Context & History
Netflixs engineering culture has long emphasized scalability, reliability, and developer autonomy. The Graph Search platform emerged to allow internal teams to query federated data sets across content, business, and analytics domains using a proprietary Filter Domain Specific Language (DSL). Early releases prioritized high throughput and configurability, but required users to master a structured query syntax that mirrored GraphQL field definitions. Over several years, the platform expanded to support dozens of micro‑services and thousands of searchable fields, yet the interaction model remained rooted in UI widgets and manual filter construction. As large language models (LLMs) became readily available, Netflix identified an opportunity to lower the barrier for non‑technical stakeholders by translating everyday language into the existing DSL, preserving the platforms performance characteristics while simplifying the user experience.

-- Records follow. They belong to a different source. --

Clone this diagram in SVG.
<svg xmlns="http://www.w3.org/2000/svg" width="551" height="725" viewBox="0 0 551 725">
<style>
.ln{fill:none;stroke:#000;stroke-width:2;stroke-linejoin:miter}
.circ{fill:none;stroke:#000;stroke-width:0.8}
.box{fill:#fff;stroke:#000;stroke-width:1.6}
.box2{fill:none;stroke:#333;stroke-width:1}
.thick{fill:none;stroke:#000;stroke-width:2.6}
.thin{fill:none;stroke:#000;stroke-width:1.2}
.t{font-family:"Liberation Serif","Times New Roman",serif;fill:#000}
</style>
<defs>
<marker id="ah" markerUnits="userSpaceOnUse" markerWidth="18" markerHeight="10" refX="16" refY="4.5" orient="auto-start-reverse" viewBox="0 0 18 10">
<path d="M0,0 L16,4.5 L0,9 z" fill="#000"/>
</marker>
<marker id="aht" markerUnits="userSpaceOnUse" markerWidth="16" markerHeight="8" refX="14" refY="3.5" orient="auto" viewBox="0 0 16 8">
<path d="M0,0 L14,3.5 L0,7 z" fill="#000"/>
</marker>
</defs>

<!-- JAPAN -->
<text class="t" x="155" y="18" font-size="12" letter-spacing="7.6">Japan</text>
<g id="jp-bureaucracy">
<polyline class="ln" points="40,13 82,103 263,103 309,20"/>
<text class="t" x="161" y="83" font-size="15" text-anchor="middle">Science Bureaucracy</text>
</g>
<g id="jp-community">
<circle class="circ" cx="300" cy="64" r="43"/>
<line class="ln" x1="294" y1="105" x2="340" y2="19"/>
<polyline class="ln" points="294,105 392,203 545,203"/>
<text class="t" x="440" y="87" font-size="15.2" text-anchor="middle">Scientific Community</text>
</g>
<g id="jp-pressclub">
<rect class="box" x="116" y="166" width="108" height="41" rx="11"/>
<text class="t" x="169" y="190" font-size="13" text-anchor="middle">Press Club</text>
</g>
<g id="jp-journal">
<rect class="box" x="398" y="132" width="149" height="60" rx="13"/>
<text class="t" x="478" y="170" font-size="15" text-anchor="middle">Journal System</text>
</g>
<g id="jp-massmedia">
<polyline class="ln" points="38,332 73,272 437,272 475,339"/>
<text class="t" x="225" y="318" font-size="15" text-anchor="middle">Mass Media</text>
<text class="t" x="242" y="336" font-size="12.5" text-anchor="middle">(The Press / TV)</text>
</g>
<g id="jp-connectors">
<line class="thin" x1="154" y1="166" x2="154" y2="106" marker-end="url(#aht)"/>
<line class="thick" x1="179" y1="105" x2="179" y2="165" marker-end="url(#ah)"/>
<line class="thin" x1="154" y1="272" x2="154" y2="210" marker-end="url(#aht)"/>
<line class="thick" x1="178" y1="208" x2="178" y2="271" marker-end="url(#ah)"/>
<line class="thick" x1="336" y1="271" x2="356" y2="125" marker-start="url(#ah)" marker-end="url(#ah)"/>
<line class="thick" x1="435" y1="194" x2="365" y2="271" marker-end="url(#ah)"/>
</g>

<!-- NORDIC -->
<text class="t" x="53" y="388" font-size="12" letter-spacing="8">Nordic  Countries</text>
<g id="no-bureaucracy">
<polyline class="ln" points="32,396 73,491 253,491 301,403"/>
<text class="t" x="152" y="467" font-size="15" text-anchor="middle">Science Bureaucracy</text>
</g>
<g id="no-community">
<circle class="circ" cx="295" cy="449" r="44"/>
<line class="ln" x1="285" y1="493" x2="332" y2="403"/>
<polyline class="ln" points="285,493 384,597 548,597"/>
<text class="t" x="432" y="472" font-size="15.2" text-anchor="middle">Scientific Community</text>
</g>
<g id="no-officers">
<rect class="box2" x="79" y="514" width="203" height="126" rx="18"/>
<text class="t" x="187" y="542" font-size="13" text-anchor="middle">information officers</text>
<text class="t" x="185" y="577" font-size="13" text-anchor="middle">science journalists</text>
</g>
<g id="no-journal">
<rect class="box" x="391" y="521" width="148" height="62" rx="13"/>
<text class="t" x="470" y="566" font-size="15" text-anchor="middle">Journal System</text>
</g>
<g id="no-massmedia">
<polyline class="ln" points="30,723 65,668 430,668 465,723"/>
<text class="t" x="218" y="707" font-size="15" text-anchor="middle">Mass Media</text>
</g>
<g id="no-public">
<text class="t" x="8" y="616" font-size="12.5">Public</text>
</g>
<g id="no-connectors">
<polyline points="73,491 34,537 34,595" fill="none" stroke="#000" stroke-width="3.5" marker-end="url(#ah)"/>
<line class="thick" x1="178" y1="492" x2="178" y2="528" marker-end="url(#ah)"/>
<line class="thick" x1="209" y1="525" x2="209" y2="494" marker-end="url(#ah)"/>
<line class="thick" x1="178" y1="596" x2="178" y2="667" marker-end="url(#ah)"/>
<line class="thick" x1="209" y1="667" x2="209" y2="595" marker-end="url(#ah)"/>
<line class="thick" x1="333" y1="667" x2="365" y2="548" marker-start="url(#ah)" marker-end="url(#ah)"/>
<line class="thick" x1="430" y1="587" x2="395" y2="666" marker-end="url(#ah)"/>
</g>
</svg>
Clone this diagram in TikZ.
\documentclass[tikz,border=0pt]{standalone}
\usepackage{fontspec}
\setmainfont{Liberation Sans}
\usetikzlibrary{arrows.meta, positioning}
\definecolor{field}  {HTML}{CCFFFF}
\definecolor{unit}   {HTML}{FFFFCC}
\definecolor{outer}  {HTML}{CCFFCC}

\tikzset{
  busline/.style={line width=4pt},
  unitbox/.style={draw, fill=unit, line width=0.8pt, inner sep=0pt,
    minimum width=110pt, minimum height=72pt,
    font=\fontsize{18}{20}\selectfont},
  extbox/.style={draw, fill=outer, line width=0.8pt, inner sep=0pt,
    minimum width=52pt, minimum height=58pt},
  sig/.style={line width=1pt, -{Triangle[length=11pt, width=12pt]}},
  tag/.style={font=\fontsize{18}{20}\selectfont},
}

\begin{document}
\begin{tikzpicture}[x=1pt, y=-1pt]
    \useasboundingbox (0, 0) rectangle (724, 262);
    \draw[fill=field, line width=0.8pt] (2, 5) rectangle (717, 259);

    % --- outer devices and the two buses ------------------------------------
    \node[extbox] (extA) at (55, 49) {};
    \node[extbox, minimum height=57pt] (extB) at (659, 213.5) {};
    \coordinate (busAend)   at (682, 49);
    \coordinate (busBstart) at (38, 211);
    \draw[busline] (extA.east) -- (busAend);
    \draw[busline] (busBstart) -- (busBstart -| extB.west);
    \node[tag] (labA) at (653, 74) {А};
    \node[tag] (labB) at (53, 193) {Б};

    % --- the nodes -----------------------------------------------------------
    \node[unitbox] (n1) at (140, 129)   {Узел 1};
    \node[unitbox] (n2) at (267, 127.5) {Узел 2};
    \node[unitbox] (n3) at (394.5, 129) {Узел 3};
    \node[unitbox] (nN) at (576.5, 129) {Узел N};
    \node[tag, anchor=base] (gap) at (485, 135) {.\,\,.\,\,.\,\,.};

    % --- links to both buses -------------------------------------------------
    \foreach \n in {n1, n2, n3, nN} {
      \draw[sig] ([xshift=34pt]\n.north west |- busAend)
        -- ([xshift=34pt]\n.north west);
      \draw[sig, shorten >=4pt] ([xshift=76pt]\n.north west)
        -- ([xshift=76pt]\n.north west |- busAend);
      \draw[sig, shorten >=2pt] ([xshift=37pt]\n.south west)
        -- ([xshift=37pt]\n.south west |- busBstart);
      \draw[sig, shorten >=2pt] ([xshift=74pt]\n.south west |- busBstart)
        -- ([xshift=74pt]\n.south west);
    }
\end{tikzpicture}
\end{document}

Implementation & Best Practices
Embedding LLM‑driven translation involves three disciplined stages: context engineering, prompt design, and post‑generation validation. First, the system extracts the GraphQL schema for each index, converting field names, types, and controlled vocabularies into a concise metadata payload. This payload is injected into the LLM prompt so the model can generate syntactically correct expressions (e.g., year >= 1990 AND year < 2000 AND genre IN ["Sci‑Fi"]). Second, prompts are crafted to emphasize intent preservation, requesting the model to output only the filter clause without explanatory text. Including examples of natural language paired with DSL snippets improves consistency across diverse query styles. Third, after generation the output passes through a parser that checks grammar, validates field names against the schema, and ensures enumerated values belong to the defined controlled vocabularies. If mismatches are detected, the system falls back to a clarification loop, asking the user to refine ambiguous terms. This loop reduces hallucination risk and builds trust. For production readiness, Netflix adopts the following best practices:
- Version the schema snapshot used for prompt generation and update it on a weekly cadence.
- Cache LLM responses for identical queries to minimize latency and cost.
- Instrument end‑to‑end latency and success metrics, alerting on regression beyond a 200 ms threshold.
- Document the prompt template and validation rules alongside the service code to facilitate hand‑offs.